Terrible things happen... they happen to good people, to bad people, to people of all kinds. Some of these terrible things are caused by people - this is what I would choose to call *evil*, and that is a product of free will.

Then there are terrible things that happen seemingly at random. But these are *not* evil - for evil implies intent. They are, rather, tragic. Yet tragedy is part of this existence - it is an inherent part of it. Must this be so? Is it possible to construct a universe devoid of tragedy?

How can we possibly judge?

Best wishes!

Yehuda Berlinger said...

agent easy: thanks for your point of view.

chris: you're kind of saying my point.

To clarify, your parent/child issue has to deal with the AIDS infected baby dying of starvation or rape in Africa. A parent doesn't give lessons like that to a child, because, for that child, there is no opportunity to learn from it.

My contention is that these things must happen for all of mankind to deal with it. Perhaps there is some compensation for the undeserved suffering we undergo in some sort of heaven. I don't need to reflect on that overly much.

What I need to know is that I have a job to do, and I can't rest as long as the job remains. "It is not my task to complete the job, but neither am I free to absolve myself from it."

Yehuda

meowsqueak said...

Just a quick comment from my point of view.

I personally make a distinction between bad things that are the result of 'evil' and bad things that are the result of random chance. Sure, it's a terrible tragedy when an earthquake wipes out thousands of people in seconds, but that's not evil and it's not a direct result of anything humans do. I don't know how God and natural disasters fit together.

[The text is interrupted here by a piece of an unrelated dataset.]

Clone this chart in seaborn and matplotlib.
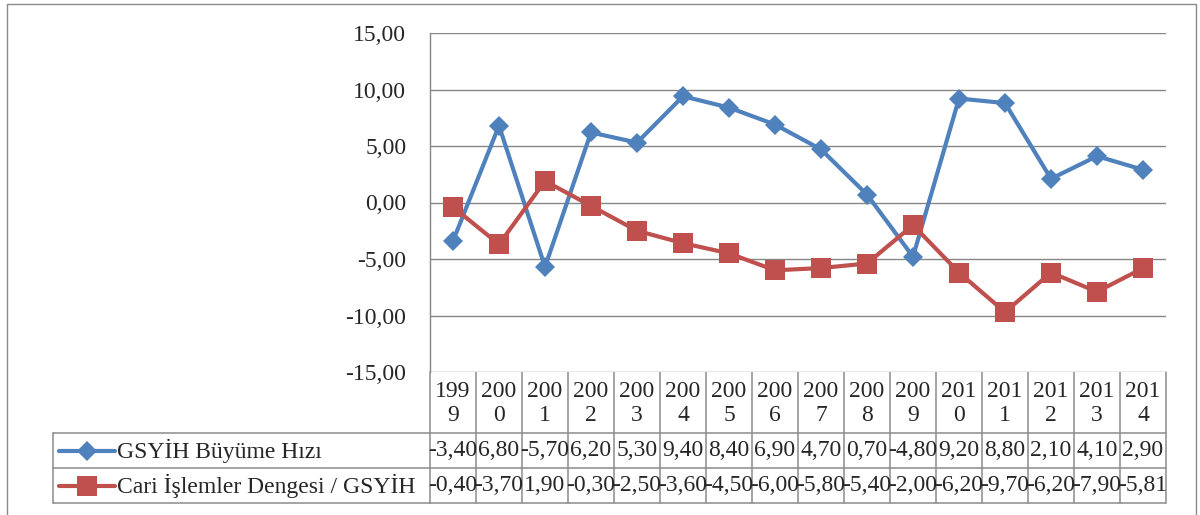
import matplotlib
matplotlib.use("Agg")
import matplotlib.pyplot as plt
import matplotlib.transforms as mtransforms
import seaborn as sns
import pandas as pd

# veri
years = [1999, 2000, 2001, 2002, 2003, 2004, 2005, 2006, 2007, 2008,
         2009, 2010, 2011, 2012, 2013, 2014]
gsyih = [-3.40, 6.80, -5.70, 6.20, 5.30, 9.40, 8.40, 6.90, 4.70, 0.70,
         -4.80, 9.20, 8.80, 2.10, 4.10, 2.90]
cari = [-0.40, -3.70, 1.90, -0.30, -2.50, -3.60, -4.50, -6.00, -5.80, -5.40,
        -2.00, -6.20, -9.70, -6.20, -7.90, -5.81]
series_names = ["GSYİH Büyüme Hızı", "Cari İşlemler Dengesi / GSYİH"]
y_ticks = [-15, -10, -5, 0, 5, 10, 15]

blue = "#4F81BD"
red = "#C0504D"
grid_c = "#868686"
fs = 17

sns.set_theme(style="white")
plt.rcParams['font.family'] = ['Liberation Serif', 'DejaVu Serif']

W, H = 1200, 515
fig = plt.figure(figsize=(12, 5.15), dpi=100)


def fx(px):
    return px / W


def fy(py):
    return 1 - py / H


# ana grafik alani
ax = fig.add_axes([fx(430), fy(372), fx(1166) - fx(430), fy(33) - fy(372)])
n = len(years)
df = pd.DataFrame({
    'pos': list(range(n)) * 2,
    'deger': gsyih + cari,
    'seri': [series_names[0]] * n + [series_names[1]] * n,
})
sns.lineplot(data=df, x='pos', y='deger', hue='seri', style='seri',
             palette={series_names[0]: blue, series_names[1]: red},
             markers={series_names[0]: 'D', series_names[1]: 's'},
             dashes=False, linewidth=3.0, markeredgewidth=0, legend=False,
             ax=ax)
for line, ms in zip(ax.lines, [10.5, 14]):
    line.set_markersize(ms)

ax.set_xlim(-0.5, n - 0.5)
ax.set_ylim(-15, 15)
ax.set_yticks(y_ticks)
ax.set_yticklabels([f"{v:.2f}".replace('.', ',') for v in y_ticks], fontsize=fs)
ax.set_xticks([])
ax.set_xlabel('')
ax.set_ylabel('')
ax.tick_params(axis='y', length=0, pad=17)
ax.grid(axis='y', color=grid_c, linewidth=1.0)
ax.set_axisbelow(True)
for s in ['top', 'right', 'bottom']:
    ax.spines[s].set_visible(False)
ax.spines['left'].set_color(grid_c)
ax.spines['left'].set_linewidth(1.0)

# tablo + cerceve (piksel koordinatlari)
tab = fig.add_axes([0, 0, 1, 1], zorder=-1)
tab.set_xlim(0, W)
tab.set_ylim(H, 0)
tab.axis('off')
tab.patch.set_alpha(0)

tcol = "#8C8C8C"
# dis cerceve
tab.plot([7, 7, 1196, 1196], [H + 5, 4, 4, H + 5], color="#8A8A8A", lw=1.0,
         clip_on=False)

# kolonlar: x ana eksenin veri koordinatlarinda, y pikselde
bt = mtransforms.blended_transform_factory(ax.transData, tab.transData)
row_top, row1, row2, row_bot = 372, 433, 468, 503
for i in range(n + 1):
    tab.plot([i - 0.5, i - 0.5], [row_top, row_bot], color=tcol, lw=1.1,
             transform=bt, clip_on=False)
for yy in [row1, row2, row_bot]:
    tab.plot([53, 430], [yy, yy], color=tcol, lw=1.1)
    tab.plot([-0.5, n - 0.5], [yy, yy], color=tcol, lw=1.1, transform=bt)
tab.plot([53, 53], [row1, row_bot], color=tcol, lw=1.1)

fmt = lambda v: f"{v:.2f}".replace('.', ',')
for i, yr in enumerate(years):
    s = str(yr)
    tab.text(i, (row_top + row1) / 2 + 1, s[:3] + "\n" + s[3:], ha='center',
             va='center', fontsize=fs, linespacing=1.2, transform=bt)
    tab.text(i, (row1 + row2) / 2, fmt(gsyih[i]), ha='center', va='center',
             fontsize=fs, transform=bt)
    tab.text(i, (row2 + row_bot) / 2, fmt(cari[i]), ha='center', va='center',
             fontsize=fs, transform=bt)

# satir basliklari (lejant anahtari)
for (yy, col, mk, ms, name) in [((row1 + row2) / 2, blue, 'D', 10.5, series_names[0]),
                                ((row2 + row_bot) / 2, red, 's', 14, series_names[1])]:
    tab.plot([59, 115], [yy, yy], color=col, lw=3.0, solid_capstyle='round')
    tab.plot([87], [yy], marker=mk, color=col, markersize=ms, markeredgewidth=0)
    tab.text(117, yy, name, ha='left', va='center', fontsize=fs)

fig.savefig("out.png", dpi=100)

On the point of "sin causes bad things" - my understanding is that there are three separate translations of the word 'sin' in the Christian Bible (perhaps more?). One of these is "fallen short", i.e. we have all sinned in that we have all fallen short of God's individual plan for each of us. I think the world is the way it is partly because of that - if we were without sin (living according to his plan 100%, which is impossible under our own power), then we would be following God's plan perfectly and there would be no evil in the world. There would also be none of the other two meanings of sin present either.